[Data segment]:

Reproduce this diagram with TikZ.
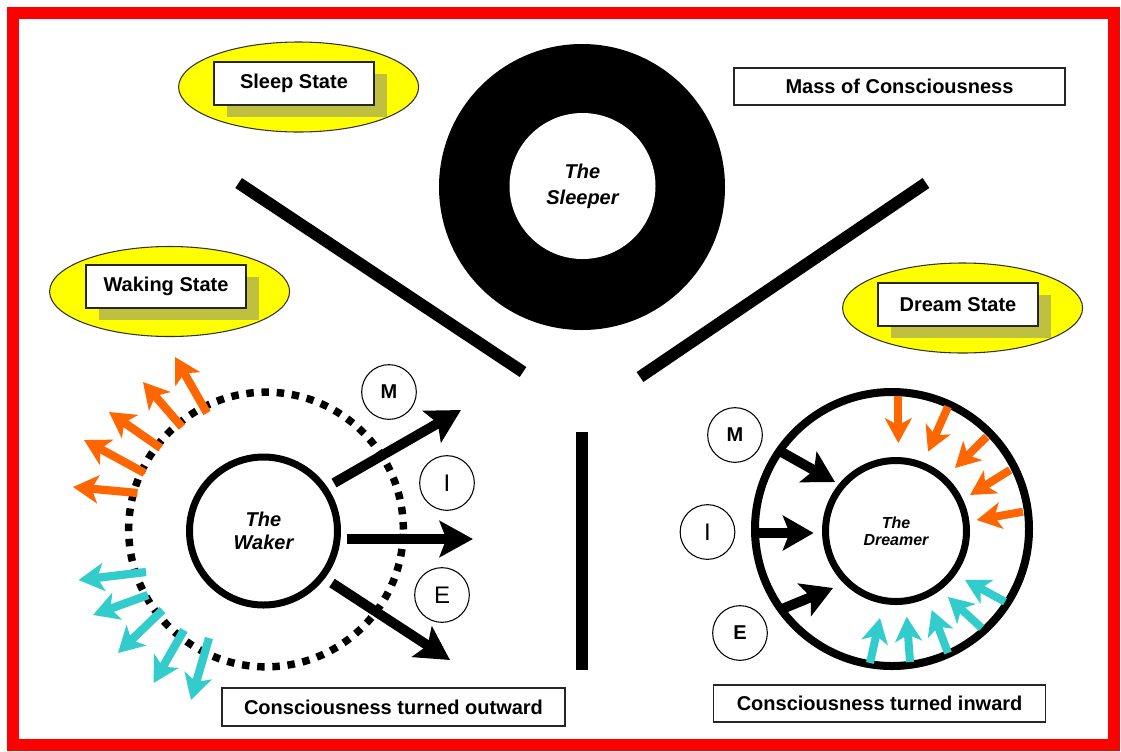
\documentclass[tikz,border=0pt]{standalone}
\usepackage{fontspec}
\setmainfont{Liberation Sans}
\usetikzlibrary{arrows.meta,shapes.geometric}
\definecolor{framered}{RGB}{255,0,0}
\definecolor{ovalyellow}{RGB}{255,255,0}
\definecolor{shadowolive}{RGB}{192,192,64}
\definecolor{arrorange}{RGB}{255,102,0}
\definecolor{arrcyan}{RGB}{51,204,204}
\begin{document}
\begin{tikzpicture}[x=0.75pt,y=-0.75pt,
  stateoval/.style={ellipse,draw=black!80,line width=0.8pt,fill=ovalyellow,minimum width=180pt,minimum height=67.5pt,inner sep=0pt},
  stateshadow/.style={rectangle,fill=shadowolive,minimum width=120pt,minimum height=32.25pt,inner sep=0pt},
  statebox/.style={rectangle,draw=black!85,line width=1.5pt,fill=white,minimum width=120pt,minimum height=32.25pt,inner sep=0pt,font=\bfseries\fontsize{15}{18}\selectfont},
  capbox/.style={rectangle,draw=black!85,line width=1.1pt,fill=white,inner sep=0pt,font=\bfseries\fontsize{15}{18}\selectfont},
  letter/.style={circle,draw=black,line width=0.8pt,fill=white,minimum size=41pt,inner sep=0pt,font=\fontsize{18}{20}\selectfont},
  boldletter/.style={letter,font=\bfseries\fontsize{15}{18}\selectfont},
  divider/.style={line width=9pt,black},
  bigarrow/.style={line width=7.5pt,-{Stealth[length=25pt,width=27pt,inset=5pt]}},
  midarrow/.style={line width=7.5pt,-{Stealth[length=23pt,width=26pt,inset=5pt]}},
  smallarrow/.style={line width=6.2pt,-{Stealth[length=19pt,width=21pt,inset=5pt]}},
  tinyarrow/.style={line width=6pt,-{Stealth[length=18.5pt,width=20pt,inset=5pt]}},
  ]
\useasboundingbox (0,0) rectangle (1121,751);
\fill[white] (0,0) rectangle (1121,751);
\draw[framered,line width=9pt] (13,13) rectangle (1114,745);

% sleeper ring
\node[circle,fill=black,minimum size=214.5pt,inner sep=0pt] (ring) at (582,187) {};
\node[circle,fill=white,minimum size=109.5pt,inner sep=0pt,align=center,font=\bfseries\itshape\fontsize{15}{19.5}\selectfont] (sleeper) at (582.5,186) {The\\Sleeper};

% dividers
\coordinate (dl1) at (238.6,183); \coordinate (dl2) at (523,372);
\coordinate (dr1) at (926,183);   \coordinate (dr2) at (640,377);
\coordinate (dv1) at (582,432);   \coordinate (dv2) at (582,670);
\draw[divider] (dl1) -- (dl2);
\draw[divider] (dr1) -- (dr2);
\draw[divider] (dv1) -- (dv2);

% state labels
\node[stateoval] (sleepoval) at (298.6,87) {};
\node[stateshadow] (sleepshadow) at (307,95.5) {};
\node[statebox] (sleepbox) at (294,83.5) {Sleep State};

\node[stateoval] (wakeoval) at (169.6,291.5) {};
\node[stateshadow] (wakeshadow) at (179,298) {};
\node[statebox] (wakebox) at (166,286) {Waking State};

\node[stateoval] (dreamoval) at (962.6,308) {};
\node[stateshadow] (dreamshadow) at (971,316.5) {};
\node[statebox] (dreambox) at (958,304.5) {Dream State};

\node[capbox,minimum width=248pt,minimum height=27.75pt] (mass) at (899.5,86.5) {Mass of Consciousness};
\node[capbox,minimum width=257pt,minimum height=28.5pt] (outward) at (393.5,707) {Consciousness turned outward};
\node[capbox,minimum width=249pt,minimum height=27.75pt] (inward) at (879.6,703.5) {Consciousness turned inward};

% waker
\draw[line width=5.6pt,dash pattern=on 5.6pt off 5.8pt] (266,529.5) circle[radius=103pt];
\node[circle,draw=black,line width=5.25pt,minimum size=111pt,inner sep=0pt,align=center,font=\bfseries\itshape\fontsize{15}{17}\selectfont] (waker) at (263.5,531) {The\\Waker};

\begin{scope}[arrorange]
\draw[smallarrow] (137.5,493) -- (73,487);
\draw[smallarrow] (144.6,473) -- (84,440);
\draw[smallarrow] (160.7,448) -- (109,412);
\draw[smallarrow] (182,427) -- (143,382);
\draw[smallarrow] (207,413) -- (175,357);
\end{scope}
\begin{scope}[arrcyan]
\draw[smallarrow] (146,572) -- (78.6,580);
\draw[smallarrow] (148,595) -- (93,615);
\draw[smallarrow] (162.5,610) -- (118,653);
\draw[smallarrow] (184,630) -- (153.6,683);
\draw[smallarrow] (209,638) -- (191,700);
\end{scope}

\node[boldletter] (wm) at (389,392) {M};
\node[letter] (wi) at (447,483) {I};
\node[letter] (we) at (442,595) {E};

\draw[bigarrow] (334,483) -- (461,410);
\draw[bigarrow] (346.5,539) -- (473,539);
\draw[bigarrow] (332,583) -- (450,660);

% dreamer
\node[circle,draw=black,line width=6pt,minimum size=205.5pt,inner sep=0pt] (dreamouter) at (892,529) {};
\node[circle,draw=black,line width=5.25pt,minimum size=105.75pt,inner sep=0pt,align=center,font=\bfseries\itshape\fontsize{12}{14}\selectfont] (dreamer) at (896,531) {The\\[-1pt]Dreamer};

\node[boldletter] (dm) at (735,435) {M};
\node[letter] (di) at (707.5,532) {I};
\node[boldletter] (de) at (740,633) {E};

\draw[midarrow] (778,450) -- (835,482);
\draw[midarrow] (756,533) -- (813.6,533);
\draw[midarrow] (779.6,610) -- (833,588);

\begin{scope}[arrorange]
\draw[tinyarrow] (898.3,396) -- (898.3,443);
\draw[tinyarrow] (948,406.7) -- (928,451.7);
\draw[tinyarrow] (986.7,436.7) -- (955,468);
\draw[tinyarrow] (1010,470) -- (970,495);
\draw[tinyarrow] (1023,511.7) -- (976.7,520);
\end{scope}
\begin{scope}[arrcyan]
\draw[tinyarrow] (870,663) -- (880,618);
\draw[tinyarrow] (910,662) -- (906.7,616.7);
\draw[tinyarrow] (948,653) -- (931.7,610);
\draw[tinyarrow] (981.7,628) -- (948,597);
\draw[tinyarrow] (1005,601.7) -- (965,580);
\end{scope}
\end{tikzpicture}
\end{document}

[Your instructions]: All of the material above is to be copied exactly, except for its images.

[Expected answer]:
Reproduce this diagram with TikZ.
\documentclass[tikz,border=0pt]{standalone}
\usepackage{fontspec}
\setmainfont{Liberation Sans}
\usetikzlibrary{arrows.meta,shapes.geometric}
\definecolor{framered}{RGB}{255,0,0}
\definecolor{ovalyellow}{RGB}{255,255,0}
\definecolor{shadowolive}{RGB}{192,192,64}
\definecolor{arrorange}{RGB}{255,102,0}
\definecolor{arrcyan}{RGB}{51,204,204}
\begin{document}
\begin{tikzpicture}[x=0.75pt,y=-0.75pt,
  stateoval/.style={ellipse,draw=black!80,line width=0.8pt,fill=ovalyellow,minimum width=180pt,minimum height=67.5pt,inner sep=0pt},
  stateshadow/.style={rectangle,fill=shadowolive,minimum width=120pt,minimum height=32.25pt,inner sep=0pt},
  statebox/.style={rectangle,draw=black!85,line width=1.5pt,fill=white,minimum width=120pt,minimum height=32.25pt,inner sep=0pt,font=\bfseries\fontsize{15}{18}\selectfont},
  capbox/.style={rectangle,draw=black!85,line width=1.1pt,fill=white,inner sep=0pt,font=\bfseries\fontsize{15}{18}\selectfont},
  letter/.style={circle,draw=black,line width=0.8pt,fill=white,minimum size=41pt,inner sep=0pt,font=\fontsize{18}{20}\selectfont},
  boldletter/.style={letter,font=\bfseries\fontsize{15}{18}\selectfont},
  divider/.style={line width=9pt,black},
  bigarrow/.style={line width=7.5pt,-{Stealth[length=25pt,width=27pt,inset=5pt]}},
  midarrow/.style={line width=7.5pt,-{Stealth[length=23pt,width=26pt,inset=5pt]}},
  smallarrow/.style={line width=6.2pt,-{Stealth[length=19pt,width=21pt,inset=5pt]}},
  tinyarrow/.style={line width=6pt,-{Stealth[length=18.5pt,width=20pt,inset=5pt]}},
  ]
\useasboundingbox (0,0) rectangle (1121,751);
\fill[white] (0,0) rectangle (1121,751);
\draw[framered,line width=9pt] (13,13) rectangle (1114,745);

% sleeper ring
\node[circle,fill=black,minimum size=214.5pt,inner sep=0pt] (ring) at (582,187) {};
\node[circle,fill=white,minimum size=109.5pt,inner sep=0pt,align=center,font=\bfseries\itshape\fontsize{15}{19.5}\selectfont] (sleeper) at (582.5,186) {The\\Sleeper};

% dividers
\coordinate (dl1) at (238.6,183); \coordinate (dl2) at (523,372);
\coordinate (dr1) at (926,183);   \coordinate (dr2) at (640,377);
\coordinate (dv1) at (582,432);   \coordinate (dv2) at (582,670);
\draw[divider] (dl1) -- (dl2);
\draw[divider] (dr1) -- (dr2);
\draw[divider] (dv1) -- (dv2);

% state labels
\node[stateoval] (sleepoval) at (298.6,87) {};
\node[stateshadow] (sleepshadow) at (307,95.5) {};
\node[statebox] (sleepbox) at (294,83.5) {Sleep State};

\node[stateoval] (wakeoval) at (169.6,291.5) {};
\node[stateshadow] (wakeshadow) at (179,298) {};
\node[statebox] (wakebox) at (166,286) {Waking State};

\node[stateoval] (dreamoval) at (962.6,308) {};
\node[stateshadow] (dreamshadow) at (971,316.5) {};
\node[statebox] (dreambox) at (958,304.5) {Dream State};

\node[capbox,minimum width=248pt,minimum height=27.75pt] (mass) at (899.5,86.5) {Mass of Consciousness};
\node[capbox,minimum width=257pt,minimum height=28.5pt] (outward) at (393.5,707) {Consciousness turned outward};
\node[capbox,minimum width=249pt,minimum height=27.75pt] (inward) at (879.6,703.5) {Consciousness turned inward};

% waker
\draw[line width=5.6pt,dash pattern=on 5.6pt off 5.8pt] (266,529.5) circle[radius=103pt];
\node[circle,draw=black,line width=5.25pt,minimum size=111pt,inner sep=0pt,align=center,font=\bfseries\itshape\fontsize{15}{17}\selectfont] (waker) at (263.5,531) {The\\Waker};

\begin{scope}[arrorange]
\draw[smallarrow] (137.5,493) -- (73,487);
\draw[smallarrow] (144.6,473) -- (84,440);
\draw[smallarrow] (160.7,448) -- (109,412);
\draw[smallarrow] (182,427) -- (143,382);
\draw[smallarrow] (207,413) -- (175,357);
\end{scope}
\begin{scope}[arrcyan]
\draw[smallarrow] (146,572) -- (78.6,580);
\draw[smallarrow] (148,595) -- (93,615);
\draw[smallarrow] (162.5,610) -- (118,653);
\draw[smallarrow] (184,630) -- (153.6,683);
\draw[smallarrow] (209,638) -- (191,700);
\end{scope}

\node[boldletter] (wm) at (389,392) {M};
\node[letter] (wi) at (447,483) {I};
\node[letter] (we) at (442,595) {E};

\draw[bigarrow] (334,483) -- (461,410);
\draw[bigarrow] (346.5,539) -- (473,539);
\draw[bigarrow] (332,583) -- (450,660);

% dreamer
\node[circle,draw=black,line width=6pt,minimum size=205.5pt,inner sep=0pt] (dreamouter) at (892,529) {};
\node[circle,draw=black,line width=5.25pt,minimum size=105.75pt,inner sep=0pt,align=center,font=\bfseries\itshape\fontsize{12}{14}\selectfont] (dreamer) at (896,531) {The\\[-1pt]Dreamer};

\node[boldletter] (dm) at (735,435) {M};
\node[letter] (di) at (707.5,532) {I};
\node[boldletter] (de) at (740,633) {E};

\draw[midarrow] (778,450) -- (835,482);
\draw[midarrow] (756,533) -- (813.6,533);
\draw[midarrow] (779.6,610) -- (833,588);

\begin{scope}[arrorange]
\draw[tinyarrow] (898.3,396) -- (898.3,443);
\draw[tinyarrow] (948,406.7) -- (928,451.7);
\draw[tinyarrow] (986.7,436.7) -- (955,468);
\draw[tinyarrow] (1010,470) -- (970,495);
\draw[tinyarrow] (1023,511.7) -- (976.7,520);
\end{scope}
\begin{scope}[arrcyan]
\draw[tinyarrow] (870,663) -- (880,618);
\draw[tinyarrow] (910,662) -- (906.7,616.7);
\draw[tinyarrow] (948,653) -- (931.7,610);
\draw[tinyarrow] (981.7,628) -- (948,597);
\draw[tinyarrow] (1005,601.7) -- (965,580);
\end{scope}
\end{tikzpicture}
\end{document}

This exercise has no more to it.